## [WHAT IS REQUIRED]
Output all the material that follows, exactly as given.
═══ DATA PROVIDED
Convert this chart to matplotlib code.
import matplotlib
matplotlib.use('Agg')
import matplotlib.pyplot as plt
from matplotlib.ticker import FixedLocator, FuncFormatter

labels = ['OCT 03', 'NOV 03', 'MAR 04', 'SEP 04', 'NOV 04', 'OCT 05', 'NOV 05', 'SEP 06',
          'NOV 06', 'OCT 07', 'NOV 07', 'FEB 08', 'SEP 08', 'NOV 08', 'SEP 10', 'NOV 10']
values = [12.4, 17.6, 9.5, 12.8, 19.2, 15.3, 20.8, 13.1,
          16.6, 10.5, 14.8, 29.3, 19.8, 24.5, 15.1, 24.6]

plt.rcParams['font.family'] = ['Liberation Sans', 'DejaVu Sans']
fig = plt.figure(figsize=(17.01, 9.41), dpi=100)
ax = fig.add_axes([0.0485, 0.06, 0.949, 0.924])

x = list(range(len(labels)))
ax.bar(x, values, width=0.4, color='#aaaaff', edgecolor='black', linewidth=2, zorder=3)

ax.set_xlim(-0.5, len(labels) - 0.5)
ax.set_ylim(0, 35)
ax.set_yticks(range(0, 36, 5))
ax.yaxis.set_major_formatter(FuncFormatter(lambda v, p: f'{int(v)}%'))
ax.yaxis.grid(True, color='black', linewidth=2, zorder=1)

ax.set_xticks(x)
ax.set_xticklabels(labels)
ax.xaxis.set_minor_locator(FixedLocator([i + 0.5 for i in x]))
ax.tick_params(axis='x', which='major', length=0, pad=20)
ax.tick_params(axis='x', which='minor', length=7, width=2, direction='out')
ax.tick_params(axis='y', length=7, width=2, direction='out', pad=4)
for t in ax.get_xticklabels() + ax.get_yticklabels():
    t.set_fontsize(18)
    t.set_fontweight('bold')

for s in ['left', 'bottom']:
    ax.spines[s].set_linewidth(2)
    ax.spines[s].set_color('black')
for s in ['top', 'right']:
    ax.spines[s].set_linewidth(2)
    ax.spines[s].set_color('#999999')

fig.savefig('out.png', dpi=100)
══════
## [OUTPUT FOR THIS EXERCISE]
Convert this chart to matplotlib code.
import matplotlib
matplotlib.use('Agg')
import matplotlib.pyplot as plt
from matplotlib.ticker import FixedLocator, FuncFormatter

labels = ['OCT 03', 'NOV 03', 'MAR 04', 'SEP 04', 'NOV 04', 'OCT 05', 'NOV 05', 'SEP 06',
          'NOV 06', 'OCT 07', 'NOV 07', 'FEB 08', 'SEP 08', 'NOV 08', 'SEP 10', 'NOV 10']
values = [12.4, 17.6, 9.5, 12.8, 19.2, 15.3, 20.8, 13.1,
          16.6, 10.5, 14.8, 29.3, 19.8, 24.5, 15.1, 24.6]

plt.rcParams['font.family'] = ['Liberation Sans', 'DejaVu Sans']
fig = plt.figure(figsize=(17.01, 9.41), dpi=100)
ax = fig.add_axes([0.0485, 0.06, 0.949, 0.924])

x = list(range(len(labels)))
ax.bar(x, values, width=0.4, color='#aaaaff', edgecolor='black', linewidth=2, zorder=3)

ax.set_xlim(-0.5, len(labels) - 0.5)
ax.set_ylim(0, 35)
ax.set_yticks(range(0, 36, 5))
ax.yaxis.set_major_formatter(FuncFormatter(lambda v, p: f'{int(v)}%'))
ax.yaxis.grid(True, color='black', linewidth=2, zorder=1)

ax.set_xticks(x)
ax.set_xticklabels(labels)
ax.xaxis.set_minor_locator(FixedLocator([i + 0.5 for i in x]))
ax.tick_params(axis='x', which='major', length=0, pad=20)
ax.tick_params(axis='x', which='minor', length=7, width=2, direction='out')
ax.tick_params(axis='y', length=7, width=2, direction='out', pad=4)
for t in ax.get_xticklabels() + ax.get_yticklabels():
    t.set_fontsize(18)
    t.set_fontweight('bold')

for s in ['left', 'bottom']:
    ax.spines[s].set_linewidth(2)
    ax.spines[s].set_color('black')
for s in ['top', 'right']:
    ax.spines[s].set_linewidth(2)
    ax.spines[s].set_color('#999999')

fig.savefig('out.png', dpi=100)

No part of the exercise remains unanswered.